What the task asks: Return exactly the lines that run from the beginning through the line containing "const navyLabels = ['54%', '38%'];", both included, and no others.
═══
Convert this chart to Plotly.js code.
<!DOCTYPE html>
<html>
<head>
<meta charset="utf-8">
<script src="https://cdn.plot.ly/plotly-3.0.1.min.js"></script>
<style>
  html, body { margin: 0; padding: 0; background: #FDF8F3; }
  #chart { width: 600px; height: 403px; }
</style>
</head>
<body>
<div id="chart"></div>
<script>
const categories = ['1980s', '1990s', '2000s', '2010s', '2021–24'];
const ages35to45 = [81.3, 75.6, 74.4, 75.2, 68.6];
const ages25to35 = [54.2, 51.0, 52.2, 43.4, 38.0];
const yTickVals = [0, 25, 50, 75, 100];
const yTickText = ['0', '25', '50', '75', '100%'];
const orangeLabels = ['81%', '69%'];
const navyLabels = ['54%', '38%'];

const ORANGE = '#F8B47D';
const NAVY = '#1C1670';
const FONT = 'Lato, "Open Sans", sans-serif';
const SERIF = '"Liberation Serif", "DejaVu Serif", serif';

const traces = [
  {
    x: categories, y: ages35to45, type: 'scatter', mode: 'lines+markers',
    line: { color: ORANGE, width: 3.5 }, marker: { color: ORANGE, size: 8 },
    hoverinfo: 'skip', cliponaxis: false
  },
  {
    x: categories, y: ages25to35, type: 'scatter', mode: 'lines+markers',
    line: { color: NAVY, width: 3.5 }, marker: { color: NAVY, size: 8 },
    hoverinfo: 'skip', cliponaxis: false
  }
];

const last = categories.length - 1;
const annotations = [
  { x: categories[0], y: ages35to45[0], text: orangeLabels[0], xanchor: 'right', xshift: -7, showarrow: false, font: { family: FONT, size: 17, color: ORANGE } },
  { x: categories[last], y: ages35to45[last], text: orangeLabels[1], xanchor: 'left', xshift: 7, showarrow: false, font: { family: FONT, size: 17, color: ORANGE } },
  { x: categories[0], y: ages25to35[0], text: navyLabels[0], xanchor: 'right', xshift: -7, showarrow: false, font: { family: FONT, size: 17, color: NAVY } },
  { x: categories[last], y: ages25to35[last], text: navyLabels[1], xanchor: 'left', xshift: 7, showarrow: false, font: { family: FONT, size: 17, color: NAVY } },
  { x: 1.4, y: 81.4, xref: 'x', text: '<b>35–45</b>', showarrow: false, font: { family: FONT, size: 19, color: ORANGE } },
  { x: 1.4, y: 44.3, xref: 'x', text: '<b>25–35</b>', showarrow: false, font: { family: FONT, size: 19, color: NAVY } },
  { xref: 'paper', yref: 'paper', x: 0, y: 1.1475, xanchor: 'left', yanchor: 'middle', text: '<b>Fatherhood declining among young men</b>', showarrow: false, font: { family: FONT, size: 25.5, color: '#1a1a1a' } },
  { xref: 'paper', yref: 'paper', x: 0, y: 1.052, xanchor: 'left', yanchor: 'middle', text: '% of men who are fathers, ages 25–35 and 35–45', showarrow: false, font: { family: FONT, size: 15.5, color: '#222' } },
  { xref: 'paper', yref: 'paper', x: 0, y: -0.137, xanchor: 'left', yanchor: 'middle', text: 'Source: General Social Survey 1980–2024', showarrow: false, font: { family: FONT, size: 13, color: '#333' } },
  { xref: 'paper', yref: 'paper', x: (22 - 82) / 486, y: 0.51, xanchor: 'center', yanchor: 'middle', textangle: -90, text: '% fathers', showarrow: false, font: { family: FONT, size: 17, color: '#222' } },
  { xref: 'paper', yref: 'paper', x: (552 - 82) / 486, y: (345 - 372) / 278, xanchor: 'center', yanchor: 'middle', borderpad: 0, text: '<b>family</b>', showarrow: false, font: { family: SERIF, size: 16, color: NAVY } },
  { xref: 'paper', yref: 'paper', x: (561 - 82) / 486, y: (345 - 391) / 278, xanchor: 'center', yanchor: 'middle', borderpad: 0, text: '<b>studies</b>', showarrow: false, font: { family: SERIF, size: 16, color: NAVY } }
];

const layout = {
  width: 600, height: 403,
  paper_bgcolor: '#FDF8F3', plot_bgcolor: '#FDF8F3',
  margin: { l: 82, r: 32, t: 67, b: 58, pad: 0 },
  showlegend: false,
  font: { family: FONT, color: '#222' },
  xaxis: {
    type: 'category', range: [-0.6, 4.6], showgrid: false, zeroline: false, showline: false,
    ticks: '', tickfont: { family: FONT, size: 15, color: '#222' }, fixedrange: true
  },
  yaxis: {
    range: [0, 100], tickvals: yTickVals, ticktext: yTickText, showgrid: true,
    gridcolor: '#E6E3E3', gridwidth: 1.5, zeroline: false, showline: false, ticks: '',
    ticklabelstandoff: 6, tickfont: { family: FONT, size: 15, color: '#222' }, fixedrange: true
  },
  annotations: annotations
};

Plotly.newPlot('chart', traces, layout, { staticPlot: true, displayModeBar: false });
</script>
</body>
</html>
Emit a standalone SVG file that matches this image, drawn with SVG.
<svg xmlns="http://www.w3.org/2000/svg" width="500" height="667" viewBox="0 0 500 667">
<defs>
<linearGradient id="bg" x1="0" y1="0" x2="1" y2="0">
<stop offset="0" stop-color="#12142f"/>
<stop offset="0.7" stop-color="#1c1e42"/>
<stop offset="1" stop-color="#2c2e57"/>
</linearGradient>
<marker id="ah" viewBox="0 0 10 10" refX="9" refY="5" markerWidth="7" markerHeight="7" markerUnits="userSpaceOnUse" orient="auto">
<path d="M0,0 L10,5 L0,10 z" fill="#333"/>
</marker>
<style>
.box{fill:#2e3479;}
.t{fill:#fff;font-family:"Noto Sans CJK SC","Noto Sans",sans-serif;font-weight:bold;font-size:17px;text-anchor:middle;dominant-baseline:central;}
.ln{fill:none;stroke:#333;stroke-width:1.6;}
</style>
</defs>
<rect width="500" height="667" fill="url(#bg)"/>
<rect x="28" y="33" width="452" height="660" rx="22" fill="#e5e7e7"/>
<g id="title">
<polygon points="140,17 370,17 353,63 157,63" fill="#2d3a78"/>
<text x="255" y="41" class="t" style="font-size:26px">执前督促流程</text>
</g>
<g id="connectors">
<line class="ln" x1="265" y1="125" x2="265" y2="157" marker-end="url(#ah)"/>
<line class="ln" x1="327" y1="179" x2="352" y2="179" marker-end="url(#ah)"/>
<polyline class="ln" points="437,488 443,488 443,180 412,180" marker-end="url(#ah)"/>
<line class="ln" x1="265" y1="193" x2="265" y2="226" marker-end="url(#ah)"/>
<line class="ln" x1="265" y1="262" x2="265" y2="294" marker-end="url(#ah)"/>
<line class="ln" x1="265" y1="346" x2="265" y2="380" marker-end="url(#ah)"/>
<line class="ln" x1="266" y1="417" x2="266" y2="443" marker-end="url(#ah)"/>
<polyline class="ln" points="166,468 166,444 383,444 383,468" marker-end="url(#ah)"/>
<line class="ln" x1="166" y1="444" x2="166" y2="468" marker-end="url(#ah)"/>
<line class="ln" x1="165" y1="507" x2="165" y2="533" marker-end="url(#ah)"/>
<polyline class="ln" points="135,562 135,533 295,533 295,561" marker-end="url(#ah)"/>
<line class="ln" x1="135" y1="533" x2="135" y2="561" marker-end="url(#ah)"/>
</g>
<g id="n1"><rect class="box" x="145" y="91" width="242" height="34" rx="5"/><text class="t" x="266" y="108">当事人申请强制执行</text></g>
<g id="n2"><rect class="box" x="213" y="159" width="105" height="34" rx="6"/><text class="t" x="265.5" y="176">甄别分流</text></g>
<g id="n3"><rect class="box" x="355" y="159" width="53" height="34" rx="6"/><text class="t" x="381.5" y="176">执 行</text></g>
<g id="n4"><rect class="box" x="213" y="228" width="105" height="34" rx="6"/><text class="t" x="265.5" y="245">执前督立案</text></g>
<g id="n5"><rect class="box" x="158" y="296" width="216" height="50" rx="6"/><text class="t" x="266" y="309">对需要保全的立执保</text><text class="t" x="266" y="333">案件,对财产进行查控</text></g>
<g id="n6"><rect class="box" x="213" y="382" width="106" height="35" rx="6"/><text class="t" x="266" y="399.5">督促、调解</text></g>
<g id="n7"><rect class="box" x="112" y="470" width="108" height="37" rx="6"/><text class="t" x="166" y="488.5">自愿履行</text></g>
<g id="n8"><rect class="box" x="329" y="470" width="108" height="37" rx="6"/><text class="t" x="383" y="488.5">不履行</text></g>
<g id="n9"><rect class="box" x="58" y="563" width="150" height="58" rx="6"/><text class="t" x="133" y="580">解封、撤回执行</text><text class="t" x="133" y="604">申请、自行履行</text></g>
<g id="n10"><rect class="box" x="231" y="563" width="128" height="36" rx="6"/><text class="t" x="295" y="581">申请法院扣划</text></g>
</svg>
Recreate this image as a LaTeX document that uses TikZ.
═══
Answer to the task:
Convert this chart to Plotly.js code.
<!DOCTYPE html>
<html>
<head>
<meta charset="utf-8">
<script src="https://cdn.plot.ly/plotly-3.0.1.min.js"></script>
<style>
  html, body { margin: 0; padding: 0; background: #FDF8F3; }
  #chart { width: 600px; height: 403px; }
</style>
</head>
<body>
<div id="chart"></div>
<script>
const categories = ['1980s', '1990s', '2000s', '2010s', '2021–24'];
const ages35to45 = [81.3, 75.6, 74.4, 75.2, 68.6];
const ages25to35 = [54.2, 51.0, 52.2, 43.4, 38.0];
const yTickVals = [0, 25, 50, 75, 100];
const yTickText = ['0', '25', '50', '75', '100%'];
const orangeLabels = ['81%', '69%'];
const navyLabels = ['54%', '38%'];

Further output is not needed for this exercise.